Emmanuel Macron et Arnaud Montebourg : une question d'heures et de chiffres
Le temps de travail. C'est un sujet complexe mais récurrent de la vie politique française depuis au moins vingt ans. Qu'il s'agisse de la durée légale ou de la défiscalisation des heures supplémentaires, les nombreuses facettes du problème n'en finissent pas d'animer le débat économique. Tous deux anciens ministres de François Hollande, Emmanuel Macron et Arnaud Montebourg ont effectué des revirements notables ces derniers temps sur cette question.
Emmanuel Macron, candidat déclaré à la présidentielle à la tête de son mouvement «En Marche !», avait critiqué les 35 heures devant le Medef en août 2015, alors qu'il était encore ministre de l'Economie : «la gauche avait cru que la France pouvait aller mieux en travaillant moins», avait-il déclaré, dénonçant une «idée fausse». Plus récemment, alors candidat, il avait assuré que «quand on est jeune, 35 heures ce n'est pas assez», évoquant la possibilité d'une augmentation de la durée légale du temps de travail. «La solution n’est pas de baisser le temps de travail, ni de passer aux 39 heures», déclare-t-il en meeting le 10 décembre, dans un magistral retournement de veste, doublé d'une affirmation étonnante : «Je n'ai pas changé d'avis !»

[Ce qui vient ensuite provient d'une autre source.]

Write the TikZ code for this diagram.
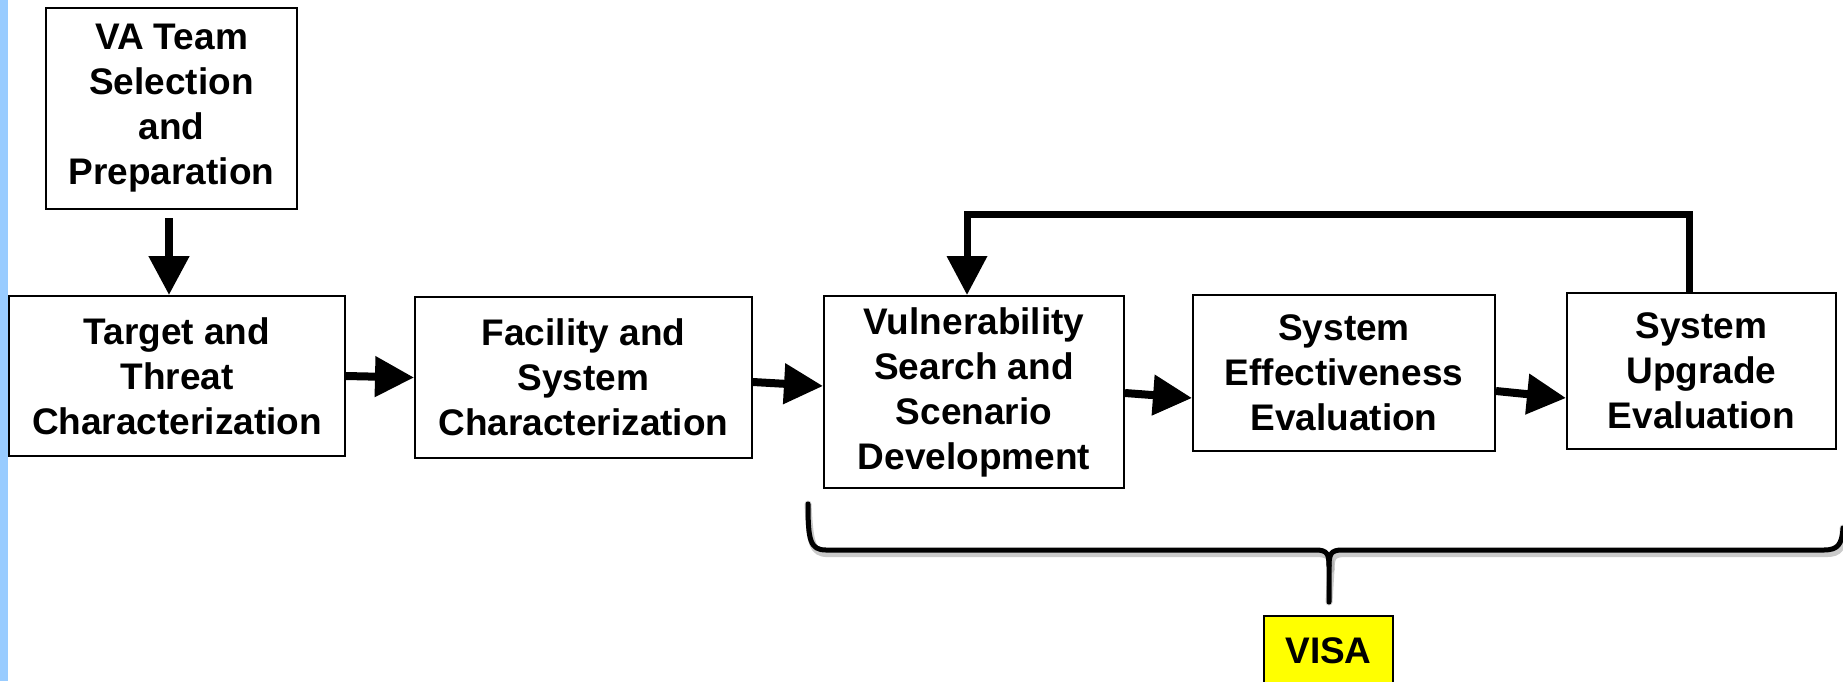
\documentclass[tikz,border=0pt]{standalone}
\usepackage{fontspec}
\setmainfont{Liberation Sans}
\usetikzlibrary{arrows.meta,calc}
\definecolor{barblue}{RGB}{153,204,255}
\definecolor{visayellow}{RGB}{255,255,0}
\begin{document}
\begin{tikzpicture}[x=1pt,y=-1pt,
  box/.style={draw,line width=2pt,align=center,inner sep=0pt,
    font=\fontsize{37}{45}\selectfont\bfseries},
  flow/.style={line width=8pt,-{Triangle[length=39pt,width=39pt]}},
  loopback/.style={line width=7pt,line join=miter,-{Triangle[length=39pt,width=39pt]}},
  bracepath/.style={line width=5pt,line cap=round,line join=round},
  braceshadow/.style={line width=7pt,line cap=round,line join=round,draw=black!35,opacity=0.6}]
\useasboundingbox (0,0) rectangle (1843,681);

% side bar
\fill[barblue] (0,0) rectangle (8,681);

% process boxes
\node[box,minimum width=251pt,minimum height=201pt] (va)  at (171.5,108.5) {VA Team\\Selection\\and\\Preparation};
\node[box,minimum width=336pt,minimum height=160pt] (tgt) at (177,376)   {Target and\\Threat\\Characterization};
\node[box,minimum width=337pt,minimum height=161pt] (fac) at (583.5,377.5) {Facility and\\System\\Characterization};
\node[box,minimum width=300pt,minimum height=192pt] (vul) at (974,392)   {Vulnerability\\Search and\\Scenario\\Development};
\node[box,minimum width=302pt,minimum height=156pt] (sef) at (1344,373)  {System\\Effectiveness\\Evaluation};
\node[box,minimum width=269pt,minimum height=156pt] (upg) at (1701.5,371) {System\\Upgrade\\Evaluation};
\node[box,fill=visayellow,minimum width=129pt,minimum height=70pt] (visa) at (1328.5,651) {VISA};

% flow arrows
\draw[flow] ([xshift=-2.5pt,yshift=-8pt]va.south) -- ([xshift=-8pt]tgt.north);
\draw[flow] (tgt.east) -- (fac.west);
\draw[flow] ([yshift=-4.5pt]fac.east) -- ([yshift=6pt]vul.west);
\draw[flow] ([yshift=-1pt]vul.east) -- ([yshift=-25pt]sef.west);
\draw[flow] ([yshift=-18pt]sef.east) -- ([yshift=-27pt]upg.west);

% feedback loop from upgrade evaluation back to vulnerability search
\coordinate (fbL) at (967,214);
\draw[loopback] ([xshift=-12.5pt]upg.north) |- (fbL) -- ([xshift=-7pt]vul.north);

% brace grouping the VISA steps
\coordinate (brL) at (808,504);
\coordinate (brTip) at (1329,602);
\coordinate (brR) at (1843,528);
\foreach \s/\o in {braceshadow/2, bracepath/0} {
  \draw[\s,shift={(\o,\o*1.8)}]
    (brL) .. controls (808,540) and (810,550) .. (826,550)
    -- (1316,550) .. controls (1327,550) and (1329,554) .. (1329,566)
    -- (brTip);
  \draw[\s,shift={(\o,\o*1.8)}]
    (1329,566) .. controls (1329,554) and (1331,550) .. (1342,550)
    -- (1824,550) .. controls (1838,550) and (1842,544) .. (brR);
}
\end{tikzpicture}
\end{document}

Valls à l'Elysée:«Actuellement le candidat de gauche n’a pas de chance d’être au deuxième tour» vous êtes d'accord ? https://t.co/26I1WyvJnrpic.twitter.com/2GN2oc1pr0
— RT France (@RTenfrancais) 7 décembre 2016
Du côté d'Arnaud Montebourg, qui tente de se démarquer de ses anciens collègues devenus concurrents, on observe un demi-tour tout aussi marqué, sur le sujet des heures supplémentaires. En 2013, il semblait favorable à la suppression de leur défiscalisation. «Nous avons été obligés de, finalement, re-fiscaliser. Pourquoi ? Parce que c'était de l'argent distribué à crédit», affirmait-il alors pour défendre la politique conduite par François Hollande, sans manquer de tacler Nicolas Sarkozy au passage. En mai dernier, il affirme néanmoins le contraire, déclarant que la suppression de la défiscalisation était «une erreur». «Pourquoi ? Parce que le pouvoir d'achat des personnes qui n'ont que leur travail pour vivre, généralement des salaires très modestes, s'en est ressenti.»